In my own classifier, I trained on *no* msgs from the Spambayes list at
first.  I left them out on purpose.  Recall that I reported on what happened
after I had a pretty decent classifier and scored more than 1,000 backed-up
spambayes msgs:  they were almost all scored as ham, despite not training on
the topic at all.  I expect this is more rule than exception for a properly
trained classifier.

What it *is* extremely sensitive to is advertising you sign up for.  I've
been at this thru a full billing cycle now, and marketing msgs from vendors
I want to do business with still score as Unsure before training on several
msgs from a specific vendor.  Spam that uses the same words can keep
knocking them back into Unsure territory too.

> 3. spambayes is still a techie toy (though perhaps not for much
>    longer).  People with a little knowhow are going to have a
>    much easier time training it than the average joe.

Absolutely.

> 4. We want a large penetration into the mail-reading populace,
>    to better force the spammers to change tactics.

Heh.  It's still an irony of this project that I've never particularly
minded getting 100 spam per day <wink>.

> 5. Many people read mailing lists.  In fact, for high volume
>    mail users, mailing lists probably make the majority of
>    their incoming mail (or at least their incoming ham).

True here.

> 6. A noticable amount of spam gets relayed through mailing lists,
>    and most personal filters are notoriously bad about passing
>    it through because it comes from a whitelisted intermediary.

Indeed, that's why I still ignore most of the header lines.  python.org and
Mailman put so many "I touched this!" clues in the headers, and do such a
good job of stopping spam already, that if I pay attention to those clues
then almost none of the spam they let pass gets caught.

> 6. Most mailing lists keep archives of everything sent over the
>    list.

Yup.

> 7. Most mailing lists are single-topic, and anything off-topic
>    is unwanted.

Eh -- probably.  I started with the mailing-list version of
comp.lang.python, and there's a huge amount of traffic there that never
mentions Python.  The variety of ham on that group is quite amazing.  But it
contains almost no advertising beyond conference announcements, and I still
expect that accounts for the breathtaking results I get on my c.l.py tests
(2 mistakes out of 34,000 msgs, where one "mistake" is saying that a quote
of a full Nigerian-scam spam is itself spam).
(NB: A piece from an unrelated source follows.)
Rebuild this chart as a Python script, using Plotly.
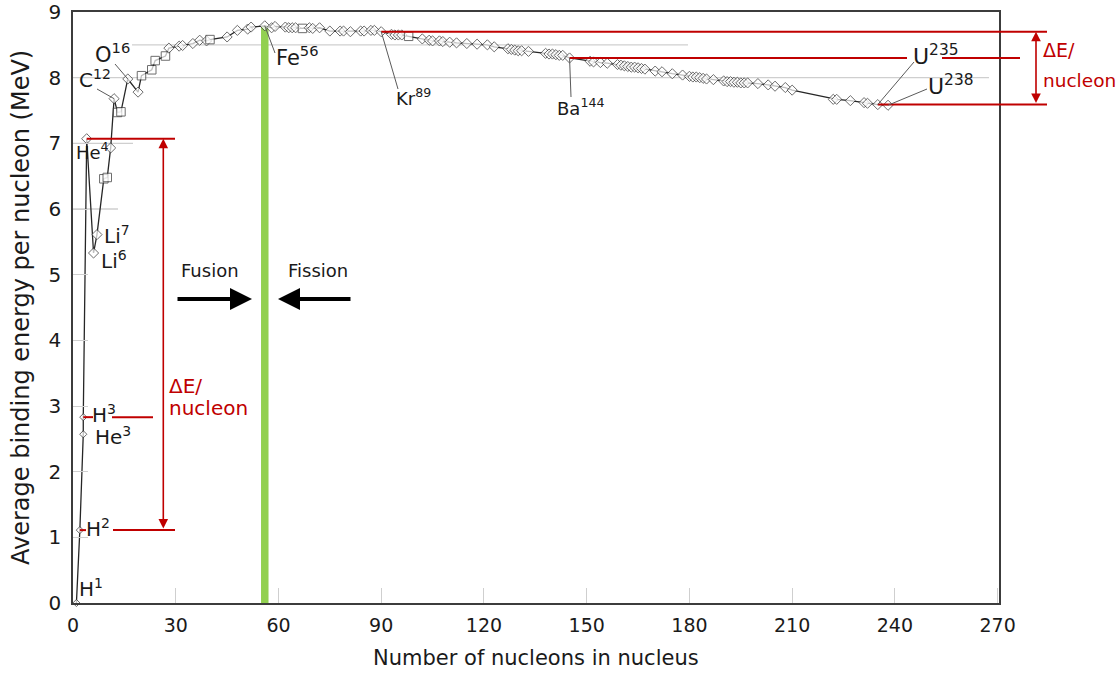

> So, what I propose is that we specifically target mailing list
> managers (mailman and ecartis being the two obvious first
> targets) for spambayes integration.  I see two main modes for
> this: just adding headers for the less intrusive, and actually
> rejecting or forcing moderation for the heavily policed.

That's actually what started this project:  Barry Warsaw is GNU Mailman's
author, and he asked me to look into adapting Graham's scheme for
incorporation into Mailman.  Barry has been pretty much missing in action
here since then, but I expect him to take it up again.

> Training is easily accomplished by taking the list archives
> as a ham corpus and one of the spam collections floating
> around as a spam corpus.

That's exactly what I did, and it was anything but easy.  Mixed-source
corpora create a world of problems, and Mailmain archives in particular save
*all* the Mailman distortions introduced into the headers.  Even on the more
general "python.org email" test I've been doing behind the scenes lately,
the headers are polluted by judgments from SpamAssassin, and goofy little
things like python.org's MTA inventing Message-Id lines out of thin air when
one doesn't come across on the wire.  There are lots and lots of traps here.

> Run the classifier over the training data to kick out all the false
> positives and false negatives for possible resorting, then retrain.
> Only the list owner has to be techie to do this, and list owners are
> more likely to be techie than not (they set up a mailing list, after
> all).  Periodic retraining can be handled in the same way.
>
> In the case of adding headers, we'll want to avoid collisions
> with personal use of spambayes, too.  I suggest tagging the
> X-Spambayes-Disposition header (or whatever we call it) with
> some identifier for which classifier generated the rating,
> so that multiple X-Spambayes-Disposition lines are distinguishable.
> Something like:
>
>   X-Spambayes-Disposition: Spam by spambayes@python.org
>   X-Spambayes-Disposition: Unsure by pennmush@pennmush.org
>
> Personal classifiers could leave off the 'by' section.
>
> Heck, make it so that X-Spambayes-Disposition lines are turned
> into words similar to the mailer lines, and then personal
> classifiers can use the judgements of list classifiers as clues.

Easy to spoof, and I'm sure spammers would pick up on that quickly.

> Doing this sort of integration into mailing list managers takes
> advantage of some 'weaknesses' of spambayes, and could be of
> great benefit to many people beyond just those with the
> wherewithal to train and run the filter.

That was Barry's idea, yes <wink>.  I'll leave it to him to resume this
battle.  One idea we kicked around was to add a

    If this looks like spam, click here:  http://yadda.yadda.yorg/abc?=etc

line at the bottom of each mailing-list msg.  An automated system on the
server would collect and organize votes.  There's no intention that users
get to vote on what *is* spam, the real point is more devious:  a msg that
*nobody* claims is spam almost certainly isn't spam, so it's really most
valuable as a way to identify ham.  That is, if nobody claims msg X is spam
within a few days, it's almost certainly the case that X is safe to add to
the ham training.  That seems so certain that it could be automated.  Msgs
that got "weveral" spam votes would be brought to the list admin's
attention, for human judgment about whether to classify them as errors.
Automating *that* part gets too close to censorship-by-vocal-minority for my
tastes, so if Barry implemented that part I'd kill him <wink>.